Claims 68 and 69 are rejected under 35 USC § 103 as being unpatentable over Mark '584 or Mark '585.
These claims are directed to a therapeutic formulation which comprises an effective amount of the mutein of the present invention and at least one other anti-cancer or anti-viral compound, e.g., gamma-interferon. While Mark '584 and Mark '858 describe such a therapeutic formulation, this description does not appear in common parent Serial No. 06/486,162. This parent application only indicates that the synthetic mutein of IFN-B is useful for treatment of viral infections, and various types of cancer where interferon therapy is indicated.
However, in view of the disclosed utility of the synthetic mutein of IFN-B as an anti-cancer or anti-viral compound in Serial No. 06/486,162, it would have been prima facie obvious to one of ordinary skill in the art to use the disclosed synthetic muteins of IFN-B in combination with other known anti-cancer or anti-viral compounds such as gamma-interferon. In re Kerkhoven, 626 F.2d 846, 205 USPQ 1069 (CCPA 1980).
Any request for reconsideration or modification of this decision by the Board of Patent Appeals and Interferences based upon the same record must be filed within one month from the date of the decision (37 CFR 1.197). Should appellants elect to have further prosecution before the examiner in response to the new rejection under 37 CFR 1.196(b) by way of amendment or showing of facts, or both, not previously of record, a shortened statutory period for making such response is hereby set to expire two months from the date of this decision.
37 CFR 1.136(a) does not apply to the times for taking any subsequent action in connection with this appeal.
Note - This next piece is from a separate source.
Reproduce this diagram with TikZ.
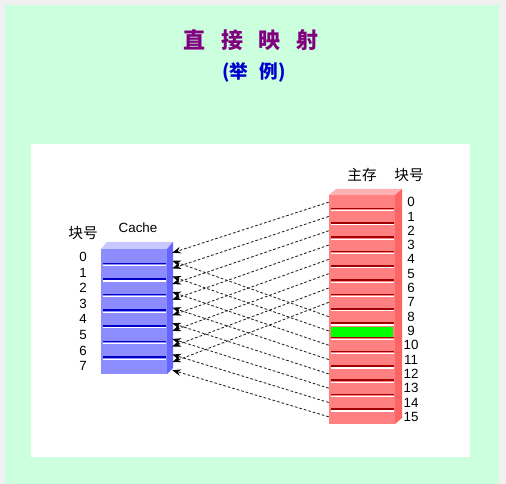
\documentclass[tikz,border=0pt]{standalone}
\usepackage{fontspec}
\setmainfont{Liberation Sans}
\newfontfamily\cjk{Noto Sans CJK SC}
\usetikzlibrary{arrows.meta,positioning}
\definecolor{pagegray}{RGB}{240,240,240}
\definecolor{panelgreen}{RGB}{204,255,221}
\definecolor{titlepurple}{RGB}{128,0,128}
\definecolor{titleblue}{RGB}{0,0,204}
\definecolor{cachefront}{RGB}{140,140,255}
\definecolor{cachetop}{RGB}{200,200,255}
\definecolor{cacheside}{RGB}{100,100,255}
\definecolor{cacheline}{RGB}{0,0,200}
\definecolor{memfront}{RGB}{255,128,128}
\definecolor{memtop}{RGB}{255,176,176}
\definecolor{memside}{RGB}{255,100,100}
\definecolor{memline}{RGB}{160,0,0}
\definecolor{memhit}{RGB}{0,255,0}
\tikzset{cache row/.style={rectangle,fill=cachefront,minimum width=49.5pt,minimum height=11.72pt,inner sep=0pt},
         mem row/.style={rectangle,fill=memfront,minimum width=49.5pt,minimum height=10.73pt,inner sep=0pt},
         num label/.style={font=\fontsize{10}{12}\selectfont,inner sep=0pt},
         head label/.style={font=\cjk\fontsize{11}{13}\selectfont,inner sep=0pt},
         map edge/.style={dash pattern=on 2pt off 1.5pt,black!85,line width=0.65pt,-{Stealth[length=6.5pt,width=5pt,black]}}
}

\begin{document}
\begin{tikzpicture}[x=0.75pt,y=-0.75pt]
\fill[pagegray] (0,0) rectangle (506,484);
\fill[panelgreen] (5,5) rectangle (499,484);
\fill[white] (31,144) rectangle (470,457);

\node[font=\cjk\bfseries\fontsize{16.5}{18}\selectfont,text=titlepurple] (title) at (251,40)
    {直\hspace{0.7em}接\hspace{0.7em}映\hspace{0.7em}射};
\node[font=\cjk\bfseries\fontsize{14}{16}\selectfont,text=titleblue] (subtitle) at (254,72)
    {(举\hspace{0.6em}例)};

% cache block
\fill[cachetop] (101,249) -- (107,242) -- (173,242) -- (167,249) -- cycle;
\fill[cacheside] (167,249) -- (173,242) -- (173,368) -- (167,374) -- cycle;
\foreach \i in {0,...,7}
    \node[cache row] (c\i) at (134,{256.8+15.625*\i}) {};
\foreach \i in {0,...,6}{
    \draw[cacheline,line width=1.2pt] ([shift={(2,-1.5)}]c\i.south west) -- ([shift={(-1,-1.5)}]c\i.south east);
    \draw[white,line width=0.9pt] ([shift={(2,0.5)}]c\i.south west) -- ([shift={(-1,0.5)}]c\i.south east);
}
\foreach \i in {0,...,7}
    \node[num label] (cn\i) at (83,{256.8+15.625*\i}) {\i};
\node[head label] (cachehead) at (83,233) {块号};
\node[num label] (cachename) at (138,228) {Cache};

% main memory block
\fill[memtop] (329,195) -- (336,189) -- (402,189) -- (395,195) -- cycle;
\fill[memside] (395,195) -- (402,189) -- (402,418) -- (395,424) -- cycle;
\foreach \j in {0,...,15}
    \node[mem row] (m\j) at (362,{202.15+14.31*\j}) {};
\foreach \j in {0,...,14}{
    \draw[memline,line width=1.2pt] ([shift={(2,-1)}]m\j.south west) -- ([shift={(-1,-1)}]m\j.south east);
    \draw[white,line width=0.9pt] ([shift={(2,1)}]m\j.south west) -- ([shift={(-1,1)}]m\j.south east);
}
\fill[memhit] ([shift={(2,3)}]m9.north west) rectangle ([shift={(-2,-1)}]m9.south east);
\foreach \j in {0,...,15}
    \node[num label] (mn\j) at (411,{202.15+14.31*\j}) {\j};
\node[head label] (memname) at (362,175) {主存};
\node[head label] (memhead) at (409,175) {块号};

% mapping j -> j mod 8
\foreach \j in {0,...,15}{
    \pgfmathtruncatemacro\k{mod(\j,8)}
    \pgfmathsetmacro\dy{\j<8 ? -4 : 4}
    \coordinate (a\j) at ([shift={(5,\dy)}]c\k.east);
    \draw[map edge] (m\j.west) -- (a\j);
}
\end{tikzpicture}
\end{document}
REVERSED, 37 CFR 1.196(b).
BOARD OF PATENT APPEALS AND INTERFERENCES
Irving R. Pellman
William F. Smith
FN1. It became apparent at oral argument that appellants' invention revolves around the present synthetic muteins retaining the biological activity of the native protein. The method of claims 54 and 56 is not so limited. When this was brought to counsel's attention during oral argument, counsel orally withdrew claims 54 and 56 from appeal.